TASK TO CARRY OUT:
Transcribe the listing in full, excluding any pictures.

Begin

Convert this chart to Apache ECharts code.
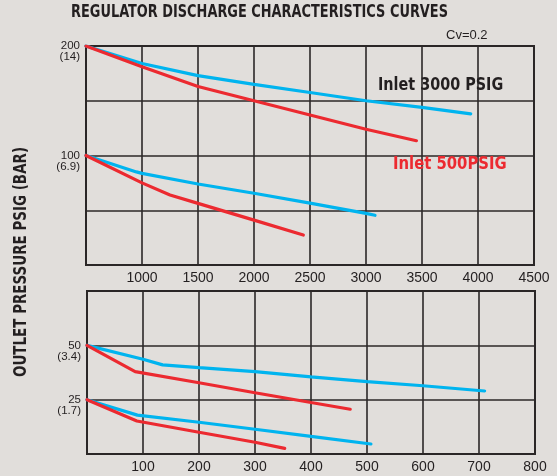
<!DOCTYPE html>
<html>
<head>
<meta charset="utf-8">
<script src="https://cdn.jsdelivr.net/npm/echarts@6/dist/echarts.min.js"></script>
<style>
html,body{margin:0;padding:0;background:#e1dedb;}
#c{width:557px;height:476px;}
</style>
</head>
<body>
<div id="c"></div>
<script>
// ---- Data ----
const titleText = 'REGULATOR DISCHARGE CHARACTERISTICS CURVES';
const yAxisTitle = 'OUTLET PRESSURE PSIG (BAR)';
const cvText = 'Cv=0.2';
const inlet3000Label = 'Inlet 3000 PSIG';
const inlet500Label = 'Inlet 500PSIG';

// y tick labels (psig with bar)
const topYLabels = {200: '200\n(14)', 100: '100\n(6.9)'};
const bottomYLabels = {50: '50\n(3.4)', 25: '25\n(1.7)'};

// Top panel (flow 500-4500)
const top3000_200 = [[500,200],[1000,184],[1500,173],[2000,165],[2500,157.5],[3000,150],[3500,144],[3935,138]];
const top500_200  = [[500,200],[1000,181],[1500,163],[2000,150],[2500,137],[3000,124],[3450,113.5]];
const top3000_100 = [[500,100],[950,85],[1000,83.7],[1500,74],[2000,65.5],[2500,56.5],[3000,47.2],[3080,45.4]];
const top500_100  = [[500,100],[1000,75],[1250,64],[1500,56.3],[2000,41],[2440,27.4]];

// Bottom panel (flow 0-800)
const bot3000_50 = [[0,50],[100,43.6],[135,41],[200,39.7],[300,37.9],[400,35.5],[500,33.3],[600,31.4],[710,29]];
const bot500_50  = [[0,50],[86,37.9],[200,32.8],[300,28.2],[400,23.7],[470,20.6]];
const bot3000_25 = [[0,25],[90,17.9],[200,14.6],[300,11.4],[400,8.1],[507,4.6]];
const bot500_25  = [[0,25],[89,15.2],[200,10],[300,5.4],[353,2.6]];

const BLUE = '#00b4ef';
const RED = '#ec2a30';
const GRID = '#2b2727';
const TXT = '#231f20';
const condensed = "'Liberation Sans Narrow','DejaVu Sans Condensed','Liberation Sans',sans-serif";
const plain = "'Liberation Sans',Arial,sans-serif";

const chart = echarts.init(document.getElementById('c'), null, {renderer:'canvas'});

function line(data, color, xi){
  return {type:'line', xAxisIndex:xi, yAxisIndex:xi, data:data, symbol:'none',
    lineStyle:{color:color, width:3.2, cap:'round'}, silent:true, animation:false, z:5};
}

const xLabel = {color:TXT, fontFamily:plain, fontSize:14, margin:6};
const yLabel = {color:TXT, fontFamily:plain, fontSize:11.5, lineHeight:11, margin:6, align:'right'};

const option = {
  backgroundColor:'#e1dedb',
  animation:false,
  grid:[
    {left:86, top:46, width:448, height:219, show:true, borderColor:GRID, borderWidth:2, backgroundColor:'transparent'},
    {left:87, top:291, width:448, height:163, show:true, borderColor:GRID, borderWidth:2, backgroundColor:'transparent'}
  ],
  xAxis:[
    {type:'value', gridIndex:0, min:500, max:4500, interval:500,
      axisLine:{show:true, lineStyle:{color:GRID, width:2}}, axisTick:{show:false},
      splitLine:{show:true, lineStyle:{color:GRID, width:1.6}},
      axisLabel:Object.assign({}, xLabel, {formatter:v => v===500 ? '' : String(v), showMinLabel:false})},
    {type:'value', gridIndex:1, min:0, max:800, interval:100,
      axisLine:{show:true, lineStyle:{color:GRID, width:2}}, axisTick:{show:false},
      splitLine:{show:true, lineStyle:{color:GRID, width:1.6}},
      axisLabel:Object.assign({}, xLabel, {formatter:v => v===0 ? '' : String(v), showMinLabel:false})}
  ],
  yAxis:[
    {type:'value', gridIndex:0, min:0, max:200, interval:50,
      axisLine:{show:true, lineStyle:{color:GRID, width:2}}, axisTick:{show:false},
      splitLine:{show:true, lineStyle:{color:GRID, width:1.6}},
      axisLabel:Object.assign({}, yLabel, {formatter:v => topYLabels[v] ? '\n' + topYLabels[v] : ''})},
    {type:'value', gridIndex:1, min:0, max:75, interval:25,
      axisLine:{show:true, lineStyle:{color:GRID, width:2}}, axisTick:{show:false},
      splitLine:{show:true, lineStyle:{color:GRID, width:1.6}},
      axisLabel:Object.assign({}, yLabel, {formatter:v => bottomYLabels[v] ? '\n' + bottomYLabels[v] : ''})}
  ],
  series:[
    line(top3000_200, BLUE, 0),
    line(top500_200, RED, 0),
    line(top3000_100, BLUE, 0),
    line(top500_100, RED, 0),
    line(bot3000_50, BLUE, 1),
    line(bot500_50, RED, 1),
    line(bot3000_25, BLUE, 1),
    line(bot500_25, RED, 1)
  ],
  graphic:[
    {type:'text', x:259.5, y:12.5, scaleX:0.845, z:10,
      style:{text:titleText, fill:TXT, font:"bold 17px " + condensed, textAlign:'center', textVerticalAlign:'middle'}},
    {type:'text', x:446, y:29, z:10,
      style:{text:cvText, fill:TXT, font:"13px " + plain}},
    {type:'text', x:22, y:262, rotation:Math.PI/2, scaleX:0.88, z:10,
      style:{text:yAxisTitle, fill:TXT, font:"bold 17px " + condensed, textAlign:'center', textVerticalAlign:'middle'}},
    {type:'text', x:378, y:77, scaleX:0.94, z:10,
      style:{text:inlet3000Label, fill:TXT, font:"bold 17px " + condensed}},
    {type:'text', x:393, y:156, scaleX:0.97, z:10,
      style:{text:inlet500Label, fill:RED, font:"bold 17px " + condensed}}
  ]
};
chart.setOption(option);
</script>
</body>
</html>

End

RESPONSE TO THIS TASK:
Convert this chart to Apache ECharts code.
<!DOCTYPE html>
<html>
<head>
<meta charset="utf-8">
<script src="https://cdn.jsdelivr.net/npm/echarts@6/dist/echarts.min.js"></script>
<style>
html,body{margin:0;padding:0;background:#e1dedb;}
#c{width:557px;height:476px;}
</style>
</head>
<body>
<div id="c"></div>
<script>
// ---- Data ----
const titleText = 'REGULATOR DISCHARGE CHARACTERISTICS CURVES';
const yAxisTitle = 'OUTLET PRESSURE PSIG (BAR)';
const cvText = 'Cv=0.2';
const inlet3000Label = 'Inlet 3000 PSIG';
const inlet500Label = 'Inlet 500PSIG';

// y tick labels (psig with bar)
const topYLabels = {200: '200\n(14)', 100: '100\n(6.9)'};
const bottomYLabels = {50: '50\n(3.4)', 25: '25\n(1.7)'};

// Top panel (flow 500-4500)
const top3000_200 = [[500,200],[1000,184],[1500,173],[2000,165],[2500,157.5],[3000,150],[3500,144],[3935,138]];
const top500_200  = [[500,200],[1000,181],[1500,163],[2000,150],[2500,137],[3000,124],[3450,113.5]];
const top3000_100 = [[500,100],[950,85],[1000,83.7],[1500,74],[2000,65.5],[2500,56.5],[3000,47.2],[3080,45.4]];
const top500_100  = [[500,100],[1000,75],[1250,64],[1500,56.3],[2000,41],[2440,27.4]];

// Bottom panel (flow 0-800)
const bot3000_50 = [[0,50],[100,43.6],[135,41],[200,39.7],[300,37.9],[400,35.5],[500,33.3],[600,31.4],[710,29]];
const bot500_50  = [[0,50],[86,37.9],[200,32.8],[300,28.2],[400,23.7],[470,20.6]];
const bot3000_25 = [[0,25],[90,17.9],[200,14.6],[300,11.4],[400,8.1],[507,4.6]];
const bot500_25  = [[0,25],[89,15.2],[200,10],[300,5.4],[353,2.6]];

const BLUE = '#00b4ef';
const RED = '#ec2a30';
const GRID = '#2b2727';
const TXT = '#231f20';
const condensed = "'Liberation Sans Narrow','DejaVu Sans Condensed','Liberation Sans',sans-serif";
const plain = "'Liberation Sans',Arial,sans-serif";

const chart = echarts.init(document.getElementById('c'), null, {renderer:'canvas'});

function line(data, color, xi){
  return {type:'line', xAxisIndex:xi, yAxisIndex:xi, data:data, symbol:'none',
    lineStyle:{color:color, width:3.2, cap:'round'}, silent:true, animation:false, z:5};
}

const xLabel = {color:TXT, fontFamily:plain, fontSize:14, margin:6};
const yLabel = {color:TXT, fontFamily:plain, fontSize:11.5, lineHeight:11, margin:6, align:'right'};

const option = {
  backgroundColor:'#e1dedb',
  animation:false,
  grid:[
    {left:86, top:46, width:448, height:219, show:true, borderColor:GRID, borderWidth:2, backgroundColor:'transparent'},
    {left:87, top:291, width:448, height:163, show:true, borderColor:GRID, borderWidth:2, backgroundColor:'transparent'}
  ],
  xAxis:[
    {type:'value', gridIndex:0, min:500, max:4500, interval:500,
      axisLine:{show:true, lineStyle:{color:GRID, width:2}}, axisTick:{show:false},
      splitLine:{show:true, lineStyle:{color:GRID, width:1.6}},
      axisLabel:Object.assign({}, xLabel, {formatter:v => v===500 ? '' : String(v), showMinLabel:false})},
    {type:'value', gridIndex:1, min:0, max:800, interval:100,
      axisLine:{show:true, lineStyle:{color:GRID, width:2}}, axisTick:{show:false},
      splitLine:{show:true, lineStyle:{color:GRID, width:1.6}},
      axisLabel:Object.assign({}, xLabel, {formatter:v => v===0 ? '' : String(v), showMinLabel:false})}
  ],
  yAxis:[
    {type:'value', gridIndex:0, min:0, max:200, interval:50,
      axisLine:{show:true, lineStyle:{color:GRID, width:2}}, axisTick:{show:false},
      splitLine:{show:true, lineStyle:{color:GRID, width:1.6}},
      axisLabel:Object.assign({}, yLabel, {formatter:v => topYLabels[v] ? '\n' + topYLabels[v] : ''})},
    {type:'value', gridIndex:1, min:0, max:75, interval:25,
      axisLine:{show:true, lineStyle:{color:GRID, width:2}}, axisTick:{show:false},
      splitLine:{show:true, lineStyle:{color:GRID, width:1.6}},
      axisLabel:Object.assign({}, yLabel, {formatter:v => bottomYLabels[v] ? '\n' + bottomYLabels[v] : ''})}
  ],
  series:[
    line(top3000_200, BLUE, 0),
    line(top500_200, RED, 0),
    line(top3000_100, BLUE, 0),
    line(top500_100, RED, 0),
    line(bot3000_50, BLUE, 1),
    line(bot500_50, RED, 1),
    line(bot3000_25, BLUE, 1),
    line(bot500_25, RED, 1)
  ],
  graphic:[
    {type:'text', x:259.5, y:12.5, scaleX:0.845, z:10,
      style:{text:titleText, fill:TXT, font:"bold 17px " + condensed, textAlign:'center', textVerticalAlign:'middle'}},
    {type:'text', x:446, y:29, z:10,
      style:{text:cvText, fill:TXT, font:"13px " + plain}},
    {type:'text', x:22, y:262, rotation:Math.PI/2, scaleX:0.88, z:10,
      style:{text:yAxisTitle, fill:TXT, font:"bold 17px " + condensed, textAlign:'center', textVerticalAlign:'middle'}},
    {type:'text', x:378, y:77, scaleX:0.94, z:10,
      style:{text:inlet3000Label, fill:TXT, font:"bold 17px " + condensed}},
    {type:'text', x:393, y:156, scaleX:0.97, z:10,
      style:{text:inlet500Label, fill:RED, font:"bold 17px " + condensed}}
  ]
};
chart.setOption(option);
</script>
</body>
</html>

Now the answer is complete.